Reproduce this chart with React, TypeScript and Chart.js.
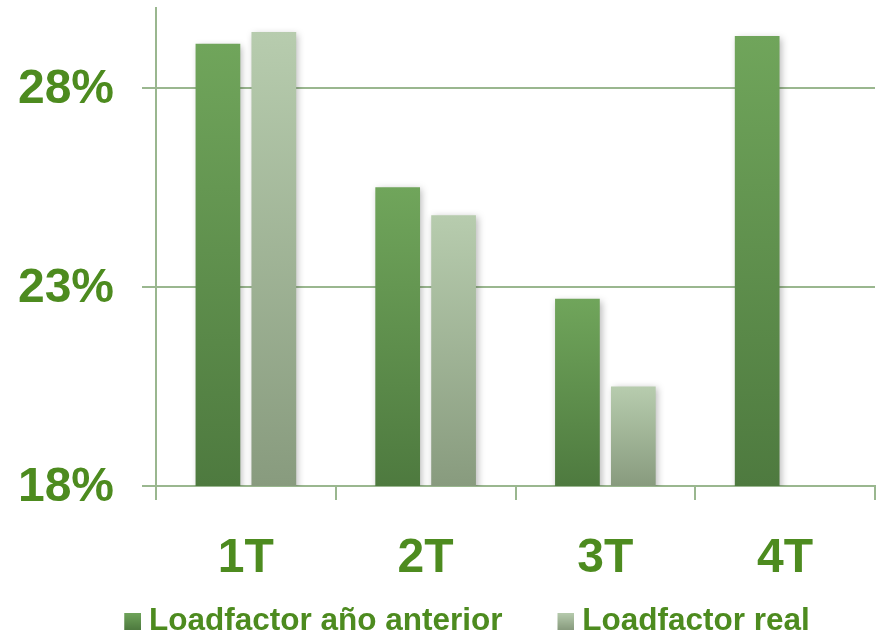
import React, { useEffect, useRef } from "react";
import { Chart, registerables } from "chart.js";

Chart.register(...registerables);

const categories = ["1T", "2T", "3T", "4T"];
const seriesNames = ["Loadfactor año anterior", "Loadfactor real"];
const anteriorValues: (number | null)[] = [29.1, 25.5, 22.7, 29.3];
const realValues: (number | null)[] = [29.4, 24.8, 20.5, null];
const yTickValues = [18, 23, 28];
const yMin = 18;
const yMax = 30;

const FONT = 'Arial, "Liberation Sans", sans-serif';
const TEXT_GREEN = "#4d8b1f";
const GRID = "#9ab78f";
const anteriorColors = ["#70a55b", "#4e7a3f"];
const realColors = ["#b7ccae", "#889b7e"];

function barGradient(colors: string[]) {
  return (ctx: any) => {
    const chart = ctx.chart;
    const scales = chart.scales;
    if (!chart.chartArea || !scales || !scales.y || ctx.raw == null) return colors[0];
    const yTop = scales.y.getPixelForValue(ctx.raw);
    const yBot = scales.y.getPixelForValue(yMin);
    if (!isFinite(yTop) || !isFinite(yBot) || yTop === yBot) return colors[0];
    const g = chart.ctx.createLinearGradient(0, yTop, 0, yBot);
    g.addColorStop(0, colors[0]);
    g.addColorStop(1, colors[1]);
    return g;
  };
}

function legendImage(colors: string[]) {
  const c = document.createElement("canvas");
  c.width = 80;
  c.height = 17;
  const x = c.getContext("2d")!;
  const g = x.createLinearGradient(0, 0, 0, 17);
  g.addColorStop(0, colors[0]);
  g.addColorStop(1, colors[1]);
  x.fillStyle = g;
  x.fillRect(63, 0, 17, 17);
  return c;
}

const shadowPlugin = {
  id: "barShadow",
  beforeDatasetsDraw(chart: any) {
    const c = chart.ctx;
    c.save();
    c.shadowColor = "rgba(0,0,0,0.28)";
    c.shadowBlur = 7;
    c.shadowOffsetX = 2;
    c.shadowOffsetY = 2;
  },
  afterDatasetsDraw(chart: any) {
    chart.ctx.restore();
  },
};

export default function App() {
  const ref = useRef<HTMLCanvasElement | null>(null);

  useEffect(() => {
    if (!ref.current) return;
    const imgs = [legendImage(anteriorColors), legendImage(realColors)];
    const chart = new Chart(ref.current, {
      type: "bar",
      data: {
        labels: categories,
        datasets: [
          {
            label: seriesNames[0],
            data: anteriorValues,
            backgroundColor: barGradient(anteriorColors),
            barPercentage: 0.8,
            categoryPercentage: 0.622,
          },
          {
            label: seriesNames[1],
            data: realValues,
            backgroundColor: barGradient(realColors),
            barPercentage: 0.8,
            categoryPercentage: 0.622,
          },
        ],
      },
      options: {
        animation: false,
        responsive: false,
        maintainAspectRatio: false,
        layout: { padding: { left: 4, top: 8, right: 1, bottom: -10 } },
        plugins: {
          tooltip: { enabled: false },
          legend: {
            position: "bottom",
            align: "center",
            labels: {
              usePointStyle: true,
              pointStyleWidth: 64,
              padding: 0,
              color: TEXT_GREEN,
              font: { family: FONT, size: 31.5, weight: "bold" },
              generateLabels: (ch: any) =>
                Chart.defaults.plugins.legend.labels
                  .generateLabels(ch)
                  .map((l: any, i: number) => ({ ...l, pointStyle: imgs[i] })),
            },
          },
        },
        scales: {
          x: {
            grid: {
              display: true,
              drawOnChartArea: false,
              drawTicks: true,
              tickLength: 14,
              color: GRID,
              lineWidth: 2,
            },
            border: { display: true, color: GRID, width: 2 },
            ticks: {
              color: TEXT_GREEN,
              padding: 30,
              font: { family: FONT, size: 48, weight: "bold" },
              maxRotation: 0,
            },
            afterFit: (s: any) => {
              s.height = 119.5;
              s.paddingLeft = 0;
              s.paddingRight = 0;
            },
          },
          y: {
            min: yMin,
            max: yMax,
            afterBuildTicks: (s: any) => {
              s.ticks = yTickValues.map((v) => ({ value: v }));
            },
            grid: {
              color: GRID,
              lineWidth: 2,
              tickLength: 14,
            },
            border: { display: true, color: GRID, width: 2 },
            ticks: {
              color: TEXT_GREEN,
              padding: 28,
              labelOffset: 2,
              font: { family: FONT, size: 48, weight: "bold" },
              callback: (v: any) => `${v}%`,
            },
            afterFit: (s: any) => {
              s.width = 152;
              s.paddingTop = 0;
              s.paddingBottom = 0;
            },
          },
        },
      },
      plugins: [shadowPlugin],
    } as any);
    return () => chart.destroy();
  }, []);

  return (
    <div style={{ position: "fixed", left: 0, top: 0, width: 876, height: 637, background: "#fff" }}>
      <canvas ref={ref} width={876} height={637} style={{ width: 876, height: 637, display: "block" }} />
    </div>
  );
}
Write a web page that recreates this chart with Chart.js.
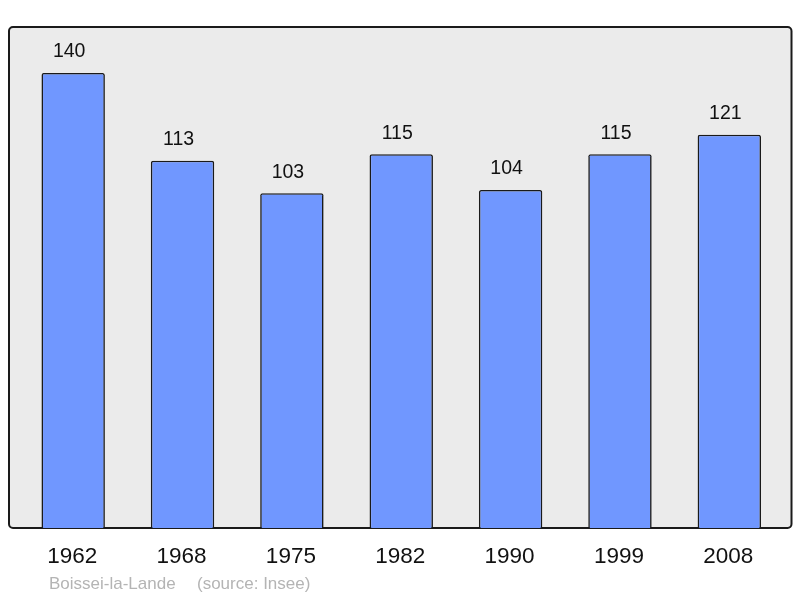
<!DOCTYPE html>
<html>
<head>
<meta charset="utf-8">
<script src="https://cdn.jsdelivr.net/npm/chart.js@4"></script>
<style>
  html, body { margin: 0; padding: 0; background: #ffffff; }
  #wrap { width: 800px; height: 598px; }
</style>
</head>
<body>
<div id="wrap"><canvas id="popChart" width="800" height="598"></canvas></div>
<script>
// Population data
const years = ['1962', '1968', '1975', '1982', '1990', '1999', '2008'];
const population = [140, 113, 103, 115, 104, 115, 121];
const townName = 'Boissei-la-Lande';
const sourceText = '(source: Insee)';

const FONT = '"Liberation Sans", Arial, sans-serif';

// Draws the grey framed plot area behind the bars
const framePlugin = {
    id: 'frame',
    beforeDatasetsDraw(chart) {
        const ctx = chart.ctx;
        const a = chart.chartArea;
        const x0 = a.left - 9.5, x1 = a.right + 7.5;
        const y0 = a.top - 1, y1 = a.bottom;
        ctx.save();
        ctx.beginPath();
        ctx.roundRect(x0, y0, x1 - x0, y1 - y0, 4);
        ctx.fillStyle = '#ebebeb';
        ctx.fill();
        ctx.lineWidth = 2;
        ctx.strokeStyle = '#1a1a1a';
        ctx.stroke();
        ctx.restore();
    }
};

// Value labels above bars, year labels under the axis, source line
const labelPlugin = {
    id: 'labels',
    afterDatasetsDraw(chart) {
        const ctx = chart.ctx;
        const xScale = chart.scales.x;
        const meta = chart.getDatasetMeta(0);
        ctx.save();
        ctx.textAlign = 'center';
        ctx.textBaseline = 'middle';
        ctx.fillStyle = '#111111';
        ctx.font = '19.5px ' + FONT;
        meta.data.forEach((bar, i) => {
            ctx.fillText(String(population[i]), bar.x - 4, bar.y - 21);
        });
        ctx.font = '22.5px ' + FONT;
        years.forEach((yr, i) => {
            ctx.fillText(yr, xScale.getPixelForValue(i) - 1, chart.chartArea.bottom + 29);
        });
        ctx.textAlign = 'left';
        ctx.font = '17px ' + FONT;
        ctx.fillStyle = '#b4b4b4';
        ctx.fillText(townName, 49, 584);
        ctx.fillText(sourceText, 197, 584);
        ctx.restore();
    }
};

const ctx = document.getElementById('popChart');
new Chart(ctx, {
    type: 'bar',
    data: {
        labels: years,
        datasets: [{
            data: population,
            backgroundColor: '#7097ff',
            borderColor: '#1a1a1a',
            borderWidth: 1.6,
            borderRadius: 2,
            borderSkipped: 'bottom',
            barPercentage: 0.58,
            categoryPercentage: 1.0
        }]
    },
    options: {
        responsive: false,
        animation: false,
        devicePixelRatio: 1,
        layout: {
            padding: { left: 18.5, right: 16, top: 28, bottom: 70 }
        },
        scales: {
            x: { display: false },
            y: { display: false, min: 0, max: 153.85 }
        },
        plugins: {
            legend: { display: false },
            tooltip: { enabled: false }
        }
    },
    plugins: [framePlugin, labelPlugin]
});
</script>
</body>
</html>
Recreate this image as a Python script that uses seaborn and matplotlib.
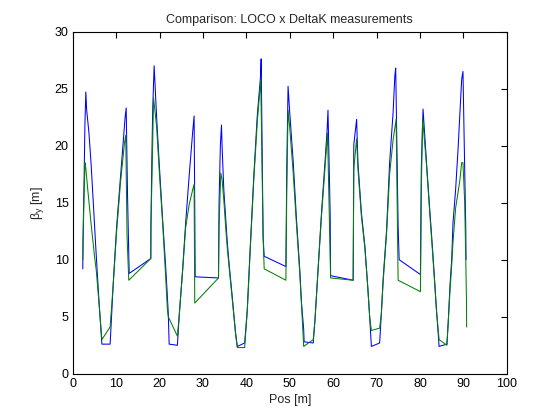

-=-=-

## WRITTEN TASK
Every line from the top of the material above through the line with "Chart.register(...registerables);" should be duplicated exactly, please; leave out the pictures.

## FINISHED ANSWER
Reproduce this chart with React, TypeScript and Chart.js.
import React, { useEffect, useRef } from "react";
import { Chart, registerables } from "chart.js";

Chart.register(...registerables);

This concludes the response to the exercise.